• **SUPPLIED INFORMATION**
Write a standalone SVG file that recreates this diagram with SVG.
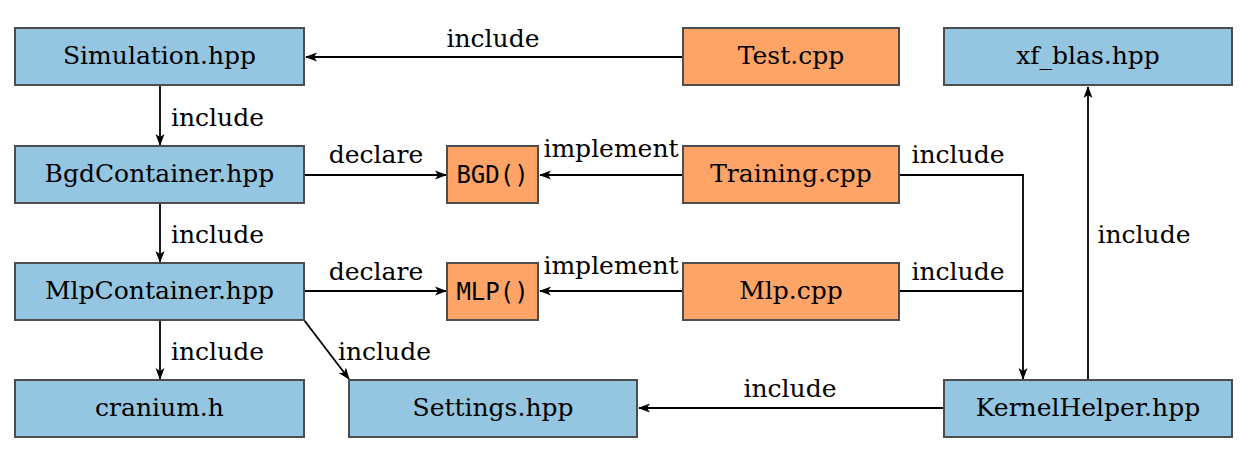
<svg xmlns="http://www.w3.org/2000/svg" width="1256" height="464" viewBox="0 0 1256 464">
<defs>
<marker id="arr" viewBox="0 0 12 10" refX="11" refY="5" markerWidth="12" markerHeight="10" markerUnits="userSpaceOnUse" orient="auto">
<path d="M0,0.5 L12,5 L0,9.5 L3,5 Z" fill="#000"/>
</marker>
<style>
.blue{fill:#94c5e1;stroke:#4d4d4d;stroke-width:2}
.orange{fill:#fda466;stroke:#4d4d4d;stroke-width:2}
.lbl{font-family:"DejaVu Serif",serif;font-size:25px;fill:#000;text-anchor:middle}
.mono{font-family:"DejaVu Sans Mono",monospace;font-size:24px;fill:#000;text-anchor:middle}
.el{font-family:"DejaVu Serif",serif;font-size:25px;fill:#000}
.edge{fill:none;stroke:#000;stroke-width:1.8}
</style>
</defs>
<rect width="1256" height="464" fill="#fff"/>
<g id="connectors">
<path class="edge" d="M683,57 H306" marker-end="url(#arr)"/>
<path class="edge" d="M160,86 V145" marker-end="url(#arr)"/>
<path class="edge" d="M160,203 V262" marker-end="url(#arr)"/>
<path class="edge" d="M160,320 V379" marker-end="url(#arr)"/>
<path class="edge" d="M304,320 L349,379" marker-end="url(#arr)"/>
<path class="edge" d="M304,175 H446" marker-end="url(#arr)"/>
<path class="edge" d="M304,291 H446" marker-end="url(#arr)"/>
<path class="edge" d="M683,175 H540" marker-end="url(#arr)"/>
<path class="edge" d="M683,291 H540" marker-end="url(#arr)"/>
<path class="edge" d="M899,175 H1023 V379" marker-end="url(#arr)"/>
<path class="edge" d="M899,291 H1023"/>
<path class="edge" d="M1088,380 V87" marker-end="url(#arr)"/>
<path class="edge" d="M944,408 H639" marker-end="url(#arr)"/>
<text class="el" x="493" y="47" text-anchor="middle">include</text>
<text class="el" x="171" y="126">include</text>
<text class="el" x="171" y="243">include</text>
<text class="el" x="171" y="360">include</text>
<text class="el" x="338" y="360">include</text>
<text class="el" x="376" y="163" text-anchor="middle">declare</text>
<text class="el" x="376" y="280" text-anchor="middle">declare</text>
<text class="el" x="611" y="157" text-anchor="middle">implement</text>
<text class="el" x="611" y="274" text-anchor="middle">implement</text>
<text class="el" x="958" y="163" text-anchor="middle">include</text>
<text class="el" x="958" y="280" text-anchor="middle">include</text>
<text class="el" x="1144" y="243" text-anchor="middle">include</text>
<text class="el" x="790" y="397" text-anchor="middle">include</text>
</g>
<g id="simulation"><rect class="blue" x="15" y="28" width="289" height="57"/><text class="lbl" x="159.5" y="64">Simulation.hpp</text></g>
<g id="bgdcontainer"><rect class="blue" x="15" y="146" width="289" height="57"/><text class="lbl" x="159.5" y="182">BgdContainer.hpp</text></g>
<g id="mlpcontainer"><rect class="blue" x="15" y="263" width="289" height="57"/><text class="lbl" x="159.5" y="299">MlpContainer.hpp</text></g>
<g id="cranium"><rect class="blue" x="15" y="380" width="289" height="57"/><text class="lbl" x="159.5" y="416">cranium.h</text></g>
<g id="settings"><rect class="blue" x="349" y="380" width="288" height="57"/><text class="lbl" x="493" y="416">Settings.hpp</text></g>
<g id="kernelhelper"><rect class="blue" x="944" y="380" width="288" height="57"/><text class="lbl" x="1088" y="416">KernelHelper.hpp</text></g>
<g id="xfblas"><rect class="blue" x="944" y="28" width="288" height="57"/><text class="lbl" x="1088" y="64">xf_blas.hpp</text></g>
<g id="test"><rect class="orange" x="683" y="28" width="216" height="57"/><text class="lbl" x="791" y="64">Test.cpp</text></g>
<g id="training"><rect class="orange" x="683" y="146" width="216" height="57"/><text class="lbl" x="791" y="182">Training.cpp</text></g>
<g id="mlpcpp"><rect class="orange" x="683" y="263" width="216" height="57"/><text class="lbl" x="791" y="299">Mlp.cpp</text></g>
<g id="bgd"><rect class="orange" x="447" y="146" width="91" height="57"/><text class="mono" x="492.5" y="183">BGD()</text></g>
<g id="mlp"><rect class="orange" x="447" y="263" width="91" height="57"/><text class="mono" x="492.5" y="300">MLP()</text></g>
</svg>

• **WORK INSTRUCTIONS**
Strip out the pictures and quote the remaining data word for word.

• **RESULT**
Write a standalone SVG file that recreates this diagram with SVG.
<svg xmlns="http://www.w3.org/2000/svg" width="1256" height="464" viewBox="0 0 1256 464">
<defs>
<marker id="arr" viewBox="0 0 12 10" refX="11" refY="5" markerWidth="12" markerHeight="10" markerUnits="userSpaceOnUse" orient="auto">
<path d="M0,0.5 L12,5 L0,9.5 L3,5 Z" fill="#000"/>
</marker>
<style>
.blue{fill:#94c5e1;stroke:#4d4d4d;stroke-width:2}
.orange{fill:#fda466;stroke:#4d4d4d;stroke-width:2}
.lbl{font-family:"DejaVu Serif",serif;font-size:25px;fill:#000;text-anchor:middle}
.mono{font-family:"DejaVu Sans Mono",monospace;font-size:24px;fill:#000;text-anchor:middle}
.el{font-family:"DejaVu Serif",serif;font-size:25px;fill:#000}
.edge{fill:none;stroke:#000;stroke-width:1.8}
</style>
</defs>
<rect width="1256" height="464" fill="#fff"/>
<g id="connectors">
<path class="edge" d="M683,57 H306" marker-end="url(#arr)"/>
<path class="edge" d="M160,86 V145" marker-end="url(#arr)"/>
<path class="edge" d="M160,203 V262" marker-end="url(#arr)"/>
<path class="edge" d="M160,320 V379" marker-end="url(#arr)"/>
<path class="edge" d="M304,320 L349,379" marker-end="url(#arr)"/>
<path class="edge" d="M304,175 H446" marker-end="url(#arr)"/>
<path class="edge" d="M304,291 H446" marker-end="url(#arr)"/>
<path class="edge" d="M683,175 H540" marker-end="url(#arr)"/>
<path class="edge" d="M683,291 H540" marker-end="url(#arr)"/>
<path class="edge" d="M899,175 H1023 V379" marker-end="url(#arr)"/>
<path class="edge" d="M899,291 H1023"/>
<path class="edge" d="M1088,380 V87" marker-end="url(#arr)"/>
<path class="edge" d="M944,408 H639" marker-end="url(#arr)"/>
<text class="el" x="493" y="47" text-anchor="middle">include</text>
<text class="el" x="171" y="126">include</text>
<text class="el" x="171" y="243">include</text>
<text class="el" x="171" y="360">include</text>
<text class="el" x="338" y="360">include</text>
<text class="el" x="376" y="163" text-anchor="middle">declare</text>
<text class="el" x="376" y="280" text-anchor="middle">declare</text>
<text class="el" x="611" y="157" text-anchor="middle">implement</text>
<text class="el" x="611" y="274" text-anchor="middle">implement</text>
<text class="el" x="958" y="163" text-anchor="middle">include</text>
<text class="el" x="958" y="280" text-anchor="middle">include</text>
<text class="el" x="1144" y="243" text-anchor="middle">include</text>
<text class="el" x="790" y="397" text-anchor="middle">include</text>
</g>
<g id="simulation"><rect class="blue" x="15" y="28" width="289" height="57"/><text class="lbl" x="159.5" y="64">Simulation.hpp</text></g>
<g id="bgdcontainer"><rect class="blue" x="15" y="146" width="289" height="57"/><text class="lbl" x="159.5" y="182">BgdContainer.hpp</text></g>
<g id="mlpcontainer"><rect class="blue" x="15" y="263" width="289" height="57"/><text class="lbl" x="159.5" y="299">MlpContainer.hpp</text></g>
<g id="cranium"><rect class="blue" x="15" y="380" width="289" height="57"/><text class="lbl" x="159.5" y="416">cranium.h</text></g>
<g id="settings"><rect class="blue" x="349" y="380" width="288" height="57"/><text class="lbl" x="493" y="416">Settings.hpp</text></g>
<g id="kernelhelper"><rect class="blue" x="944" y="380" width="288" height="57"/><text class="lbl" x="1088" y="416">KernelHelper.hpp</text></g>
<g id="xfblas"><rect class="blue" x="944" y="28" width="288" height="57"/><text class="lbl" x="1088" y="64">xf_blas.hpp</text></g>
<g id="test"><rect class="orange" x="683" y="28" width="216" height="57"/><text class="lbl" x="791" y="64">Test.cpp</text></g>
<g id="training"><rect class="orange" x="683" y="146" width="216" height="57"/><text class="lbl" x="791" y="182">Training.cpp</text></g>
<g id="mlpcpp"><rect class="orange" x="683" y="263" width="216" height="57"/><text class="lbl" x="791" y="299">Mlp.cpp</text></g>
<g id="bgd"><rect class="orange" x="447" y="146" width="91" height="57"/><text class="mono" x="492.5" y="183">BGD()</text></g>
<g id="mlp"><rect class="orange" x="447" y="263" width="91" height="57"/><text class="mono" x="492.5" y="300">MLP()</text></g>
</svg>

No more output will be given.